After a year of attempting to grow my interest in off road, I have finally come to the end of that journey. As humans, we have an incredible ability to synthesize our thoughts and feelings on a particular subject, even before it has occurred. Much of the way we shape the world around us is directly influenced by this premonition although it has it’s limitations. For instance, we are only able to synthesize what would possibly happen and how it would affect us for the first moment of the experience but nothing more. We cannot see what the future could hold or what other doors could be opened by any experience. My experience in off road has been very human.
Initially, I was never really interested in off road. It always felt like something that was cool to do but the real racing (now I’m a snob) lies with onroad. Upon trying it, I found that the attention to detail is just as important in off road as it is in onroad racing. The parts are still extremely small, often with much sloppier tolerances. I found that my attention to detail and engineering mind helped tremendously in preparing my 2wd buggy. Compared to many drivers, my car worked better, rolled smoother and more free, and didn’t have wires hanging all over the chassis like Spaghetti Junction. At a certain level in racing, one must prepare his cars carefully and alwaso make it aesthetically pleasing. Offroad has a much looser sense of this which I did not like. I work endless hours on my cars striving for the best possible result and sloppy work around me does not motivate me to work harder.
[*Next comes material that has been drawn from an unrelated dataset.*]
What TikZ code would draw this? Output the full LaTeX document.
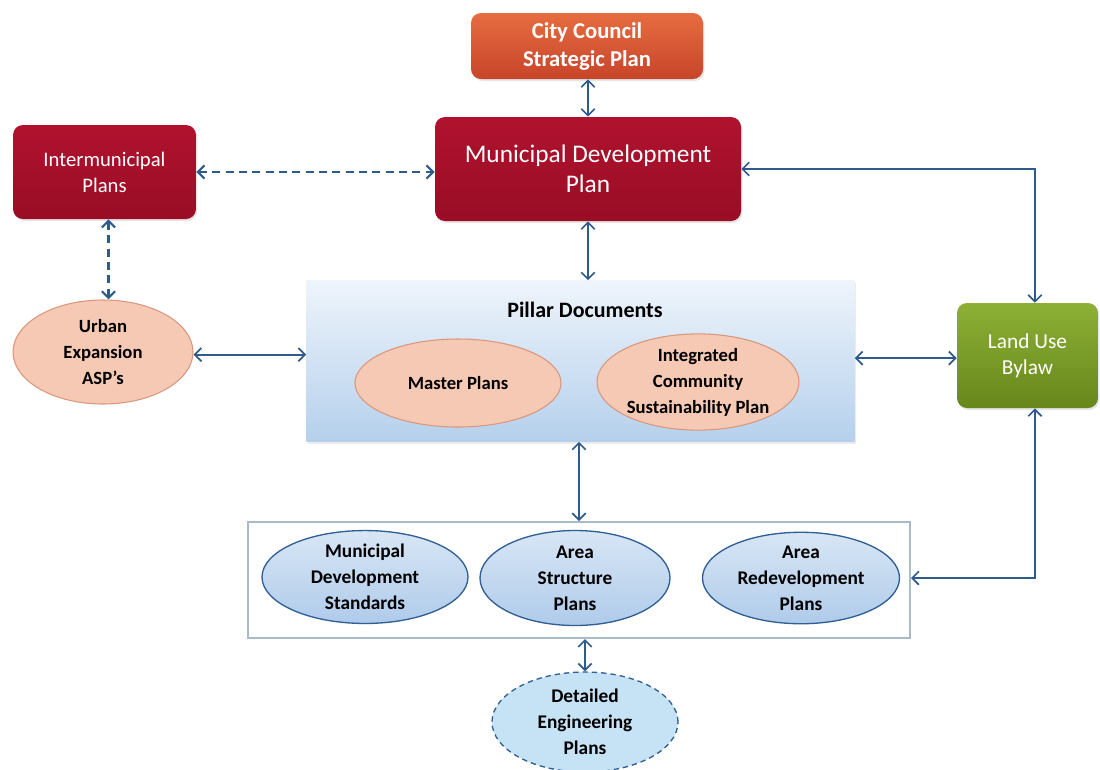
\documentclass[tikz,border=0pt]{standalone}
\usepackage{fontspec}
\setmainfont{Carlito}
\usetikzlibrary{arrows.meta,shapes.geometric,shadows,calc}
\definecolor{arrowblue}{HTML}{2E5A8C}
\definecolor{ccTop}{HTML}{E66C40}
\definecolor{ccBot}{HTML}{C7452A}
\definecolor{redTop}{HTML}{B0122E}
\definecolor{redBot}{HTML}{990D25}
\definecolor{peach}{HTML}{F6C9B4}
\definecolor{peachLine}{HTML}{D9977C}
\definecolor{pilTop}{HTML}{EEF4FB}
\definecolor{pilBot}{HTML}{B5D0EC}
\definecolor{blueTop}{HTML}{D8E6F5}
\definecolor{blueBot}{HTML}{AFCBEA}
\definecolor{blueLine}{HTML}{2F5F94}
\definecolor{detFill}{HTML}{C6E3F5}
\definecolor{grTop}{HTML}{8DB035}
\definecolor{grBot}{HTML}{67871C}
\definecolor{boxLine}{HTML}{A9BACB}
\tikzset{
  redbox/.style={rectangle, rounded corners=7.5pt, top color=redTop, bottom color=redBot,
     text=white, align=center, inner sep=0pt,
     drop shadow={opacity=0.2, shadow xshift=1pt, shadow yshift=-1.5pt}},
  peachell/.style={ellipse, fill=peach, draw=peachLine, line width=0.8pt, align=center, inner sep=0pt,
     font=\bfseries\fontsize{14}{19.5}\selectfont},
  blueell/.style={ellipse, top color=blueTop, bottom color=blueBot, draw=blueLine, line width=1pt,
     align=center, inner sep=0pt, font=\bfseries\fontsize{14.5}{19.5}\selectfont},
  arr/.style={draw=arrowblue, line width=1.3pt, {Straight Barb[length=5pt,width=10pt]}-{Straight Barb[length=5pt,width=10pt]}},
  dasharr/.style={arr, line width=1.6pt, dash pattern=on 6pt off 4pt},
}
\begin{document}
\begin{tikzpicture}[x=0.75pt, y=-0.75pt]
\useasboundingbox (0,0) rectangle (1100,769);

% boxes
\node[rectangle, rounded corners=7.5pt, top color=ccTop, bottom color=ccBot, text=white, align=center,
      inner sep=0pt, minimum width=174pt, minimum height=49.5pt,
      font=\bfseries\fontsize{17}{21}\selectfont,
      drop shadow={opacity=0.2, shadow xshift=1pt, shadow yshift=-1.5pt}]
      (cc) at (587,46) {City Council\\Strategic Plan};
\node[redbox, minimum width=229.5pt, minimum height=78pt, font=\fontsize{19}{22.5}\selectfont]
      (mdp) at (588,169) {Municipal Development\\Plan};
\node[redbox, minimum width=137.25pt, minimum height=70.5pt, font=\fontsize{15.5}{19.5}\selectfont]
      (inter) at (104.5,172) {Intermunicipal\\Plans};

\node[peachell, minimum width=135pt, minimum height=78pt] (urban) at (103,352) {Urban\\Expansion\\ASP’s};

\node[rectangle, top color=pilTop, bottom color=pilBot, inner sep=0pt,
      minimum width=411pt, minimum height=120.75pt,
      drop shadow={opacity=0.15, shadow xshift=1pt, shadow yshift=-1.5pt}]
      (pillar) at (580.5,361) {};
\node[font=\bfseries\fontsize{16.5}{19.5}\selectfont] (piltitle) at (585,310) {Pillar Documents};
\node[peachell, minimum width=154.5pt, minimum height=66pt] (master) at (458,383) {Master Plans};
\node[peachell, minimum width=151.5pt, minimum height=69pt] (icsp) at (698,382) {Integrated\\Community\\Sustainability Plan};

\node[rectangle, rounded corners=7.5pt, top color=grTop, bottom color=grBot, text=white, align=center,
      inner sep=0pt, minimum width=105.75pt, minimum height=78.75pt,
      font=\fontsize{16}{19.5}\selectfont,
      drop shadow={opacity=0.2, shadow xshift=1pt, shadow yshift=-1.5pt}]
      (lub) at (1027.5,355.5) {Land Use\\Bylaw};

\node[rectangle, draw=boxLine, line width=1.5pt, fill=white, inner sep=0pt,
      minimum width=496.5pt, minimum height=87pt] (bot) at (579,580) {};
\node[blueell, minimum width=154.5pt, minimum height=67.5pt] (mds) at (365,577) {Municipal\\Development\\Standards};
\node[blueell, minimum width=142.5pt, minimum height=71.25pt] (asp) at (575,578) {Area\\Structure\\Plans};
\node[blueell, minimum width=147.75pt, minimum height=66.75pt] (arp) at (801,578) {Area\\Redevelopment\\Plans};

\node[ellipse, fill=detFill, draw=blueLine, line width=1pt, dash pattern=on 4pt off 3pt,
      align=center, inner sep=0pt, minimum width=139.5pt, minimum height=75pt,
      font=\bfseries\fontsize{14.5}{19.5}\selectfont] (det) at (585,722) {Detailed\\Engineering\\Plans};

% connectors
\draw[arr] ([xshift=0.75pt]cc.south) -- ([xshift=0.75pt]cc.south |- mdp.north);
\draw[dasharr] (inter.east) -- (inter.east -| mdp.west);
\draw[arr] (mdp.south) -- (mdp.south |- pillar.north);
\draw[dasharr] ([xshift=3pt]inter.south) -- ([xshift=3pt]inter.south |- urban.north);
\draw[arr] ([yshift=-2pt]urban.east) -- ([yshift=-2pt]urban.east -| pillar.west);
\draw[arr] ([yshift=-2pt]lub.west -| pillar.east) -- ([yshift=-2pt]lub.west);
\draw[arr] (mdp.east) -| ([xshift=5.6pt]lub.north);
\draw[arr] ([xshift=5.6pt]lub.south) |- ([yshift=1.5pt]bot.east);
\draw[arr] (bot.north |- pillar.south) -- (bot.north);
\draw[arr] (det.north |- bot.south) -- (det.north);
\end{tikzpicture}
\end{document}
Much like most people’s attention to detail, the driving was often very sloppy. Don’t misunderstand me – there are incredibly fast and accurate off road drivers, both pros and amatures. A lot of the difficulty in treating off road as a serious racing spectacle is the wildly varying traction and track conditions coupled with racers who have little to no respect for the other drivers on the stand. Instead, many use the poor conditions as an excuse for poor driving and hacking. Again, I am not staying this activity goes for all off road racers, but the fact simply makes racing more difficult and less accurate. I have heard many complains by off road racers that the onroad crowd is too serious or intimidating.
If I am going to spends thousands of dollars and countless hours of preparation in order to win, why wouldn’t I want everyone around me to take it as seriously as I do?
We have a lot of fun and have a great camaraderie in the pits for an inroad race. I’m sure off road does as well. We just know when it’s time to play and when it’s time to win.